The Israeli author Shmuel Yoseph Agnon (1888-1970) is noted for his folkloric yet sophisticated novels. He received the Nobel Prize for literature in 1966.
Shmuel Yoseph Agnon
On July 17, 1888, S. Y. Agnon was born Shmuel Yoseph Czaczkes in the town of Buszacz, Eastern Galicia (then part of Austro-Hungary). His father was descended from a long line of Talmudic scholars. The young Shmuel's studies encompassed the whole gamut of Jewish writings: the Bible, Talmudic and Midrashic lore, medieval philosophical treatises, rabbinic writings, and Hasidic tales.
As a youth of 15, Shmuel began to publish his stories and poems in Hebrew and Yiddish. In 1908 he arrived in Palestine, where young halutzim (pioneers) were establishing the base for a Jewish state. There he assumed the name of Agnon, and his fame as an original and colorful novelist began to spread. Dwelling chiefly on Hasidic folklore and legend, his tales captured the spirit and flavor of a way of life deeply rooted in Jewish tradition.
From 1913 to 1924 Agnon lived in Germany, where he married Esther Marks. They later had a son and a daughter. While in Germany, he collaborated with Martin Buber on a book of Hasidic tales. In 1924 he returned to Palestine and settled in Jerusalem, a city to which he always remained deeply attached.
Agnon's works mirror Jewish life from the 18th century to the present. In The Bridal Canopy (1931) he unfolds a picaresque tale of a pious man, Reb Yudel Hasid, who travels throughout town and village to solicit dowries for his three marriageable daughters. This work is set in a world bygone, anchored in faith and governed by a benevolent providence. This seemingly simple, pietistic way of life is also reflected in a shorter novel, In the Heart of the Seas (1935), which tells of the journey of a group of Hasidim to the land of their ancestors in the early 19th century.

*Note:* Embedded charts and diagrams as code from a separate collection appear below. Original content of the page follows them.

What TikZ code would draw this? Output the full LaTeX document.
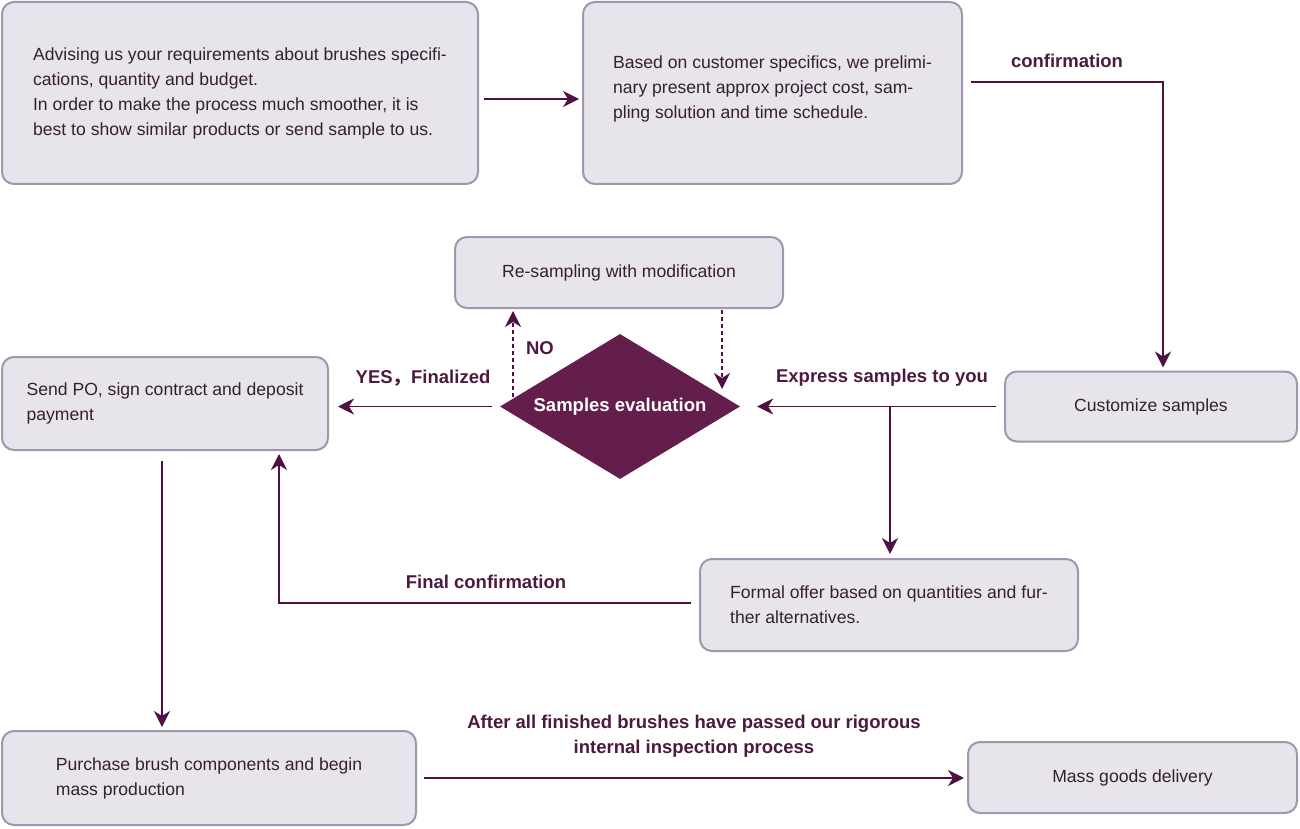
\documentclass[tikz,border=0pt]{standalone}
\usepackage{fontspec}
\setmainfont{Liberation Sans}
\newfontfamily\cjkfont{Noto Sans CJK SC}
\usetikzlibrary{arrows.meta,shapes.geometric,calc}
\definecolor{boxfill}{HTML}{E7E4EC}
\definecolor{boxline}{HTML}{9D98AE}
\definecolor{txt}{HTML}{36202F}
\definecolor{lbl}{HTML}{4B1A3E}
\definecolor{arr}{HTML}{4F1142}
\definecolor{dia}{HTML}{641E4C}
\tikzset{
  box/.style={draw=boxline, line width=2pt, fill=boxfill, rounded corners=12pt,
    inner sep=0pt, text=txt, align=left, font=\fontsize{17.6}{25}\selectfont},
  conn/.style={draw=arr, line width=1.6pt, -{Stealth[length=16pt,width=16pt,inset=5pt]}},
  dconn/.style={conn, dash pattern=on 4pt off 3pt, line width=1.3pt},
  lab/.style={text=lbl, font=\fontsize{18.5}{25}\selectfont\bfseries, inner sep=0pt, align=center},
}
\begin{document}
\begin{tikzpicture}[x=1pt,y=-1pt]
\useasboundingbox (0,0) rectangle (1300,829);
% boxes
\node[box, minimum width=476pt, minimum height=182pt] (b1) at (240,93)
  {Advising us your requirements about brushes specifi-\\cations, quantity and budget.\\In order to make the process much smoother, it is\\best to show similar products or send sample to us.};
\node[box, minimum width=379pt, minimum height=182pt] (b2) at (772.5,93)
  {Based on customer specifics, we prelimi-\\nary present approx project cost, sam-\\pling solution and time schedule.\\[-13pt]};
\node[box, minimum width=292pt, minimum height=70pt] (cust) at (1151,406.5) {Customize samples};
\node[box, minimum width=378pt, minimum height=92pt] (offer) at (889,605)
  {Formal offer based on quantities and fur-\\ther alternatives.};
\node[box, minimum width=328pt, minimum height=71pt] (resamp) at (619,272.5) {Re-sampling with modification};
\node[box, minimum width=326pt, minimum height=93pt] (po) at (165,403.5)
  {Send PO, sign contract and deposit\\payment};
\node[box, minimum width=414pt, minimum height=94pt] (buy) at (209,778)
  {Purchase brush components and begin\\mass production};
\node[box, minimum width=329pt, minimum height=71pt] (mass) at (1132.5,777.5) {Mass goods delivery};
\node[diamond, fill=dia, minimum width=240pt, minimum height=145pt, inner sep=0pt, aspect=1.66,
  text=white, font=\fontsize{18.5}{20}\selectfont\bfseries] (eval) at (620,406.5) {Samples evaluation};
% connectors
\draw[conn] ($(b1.east)+(5,6)$) -- ($(b2.west)+(-3,6)$);
\coordinate (c1) at ($(b2.east)+(8,-11)$);
\draw[conn] (c1) -- (c1 -| {$(cust.north)+(12,0)$}) -- ($(cust.north)+(12,-3)$);
\node[lab] (lconf) at (1067,61) {confirmation};
\draw[conn] ($(cust.west)+(-8,0)$) -- ($(eval.east)+(17,0)$);
\node[lab] (lexp) at (882,378) {Express samples to you};
\coordinate (c2) at (890,406.5);
\draw[conn] (c2) -- ($(offer.north)+(1,-4)$);
\coordinate (c3) at ($(offer.west)+(-8,-2)$);
\draw[conn] (c3) -- (c3 -| {$(po.south)+(114,0)$}) -- ($(po.south)+(114,3)$);
\node[lab] (lfin) at (486,582) {Final confirmation};
\draw[conn] ($(eval.west)+(-8,0)$) -- ($(po.east)+(9,3)$);
\node[lab] (lyes) at (423,378) {YES{\cjkfont ，}Finalized};
\coordinate (c4) at (513,397);
\draw[dconn] (c4) -- (c4 |- {$(resamp.south)+(0,2)$});
\node[lab] (lno) at (540,348) {NO};
\coordinate (c5) at (722,310);
\draw[dconn] (c5) -- (722,389);
\draw[conn] ($(po.south)+(-3,10)$) -- ($(buy.north)+(-47,-3)$);
\draw[conn] ($(buy.east)+(7,0)$) -- ($(mass.west)+(-3,0.5)$);
\node[lab] (lafter) at (694,736) {After all finished brushes have passed our rigorous\\internal inspection process};
\end{tikzpicture}
\end{document}
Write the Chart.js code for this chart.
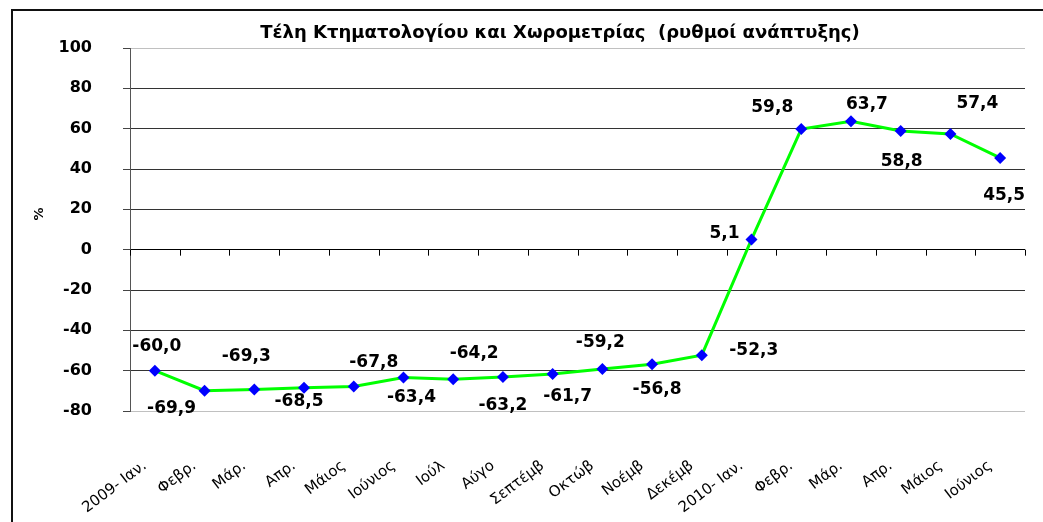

In A Simple Story (1935) and A Guest for the Night (1939) the reader is ushered into the 20th century with its new and threatening forces. A Guest for the Night is based on Agnon's journey to his birthplace in the mid-1930s. World War I has shattered the old faith and traditions and on the horizon looms the still greater menace of World War II. Yesteryear (1945) is based on Agnon's experiences in Palestine before World War I. The protagonist of the novel, Yitzhak Kumer, is a somewhat weak, naive, and simple pioneer in search of self-fulfillment but overwhelmed by problems. The work tells the deeply moving story of characters struggling to turn an age-old dream into reality.
In the last decades of his life, stirred by the atrocities of World War II, Agnon infused new currents and nuances into his writings. His stories became more symbolic and took on a Kafkaesque quality. In Betrothed, A Whole Loaf, and Edo and Enam, Agnon appears as a master of enigma. The settings of these later works are often phantasmagoric, and the plots are frequently parables of the vicissitudes of modern life. Through Midrashic and mystic allusions, Agnon provides the key for deciphering the hidden meanings of these later tales.
S. Y. Agnon died on Feb. 17, 1970, and was buried on the Mount of Olives with great honors.
Further Reading on Shmuel Yoseph Agnon
Two major works on Agnon are Arnold J. Band, Nostalgia and Nightmare: A Study in the Fiction of S. Y. Agnon (1968), a biographical as well as critical study, and Baruch Hochman, The Fiction of S. Y. Agnon (1970), an evaluation of Agnon's works against historical and literary backgrounds.
Additional Biography Sources
Fisch, Harold, S. Y. Agnon, New York: F. Ungar Pub. Co., 1975.
Shaked, Gershon, Shmuel Yosef Agnon: a revolutionary traditionalist, New York: New York University Press, 1989.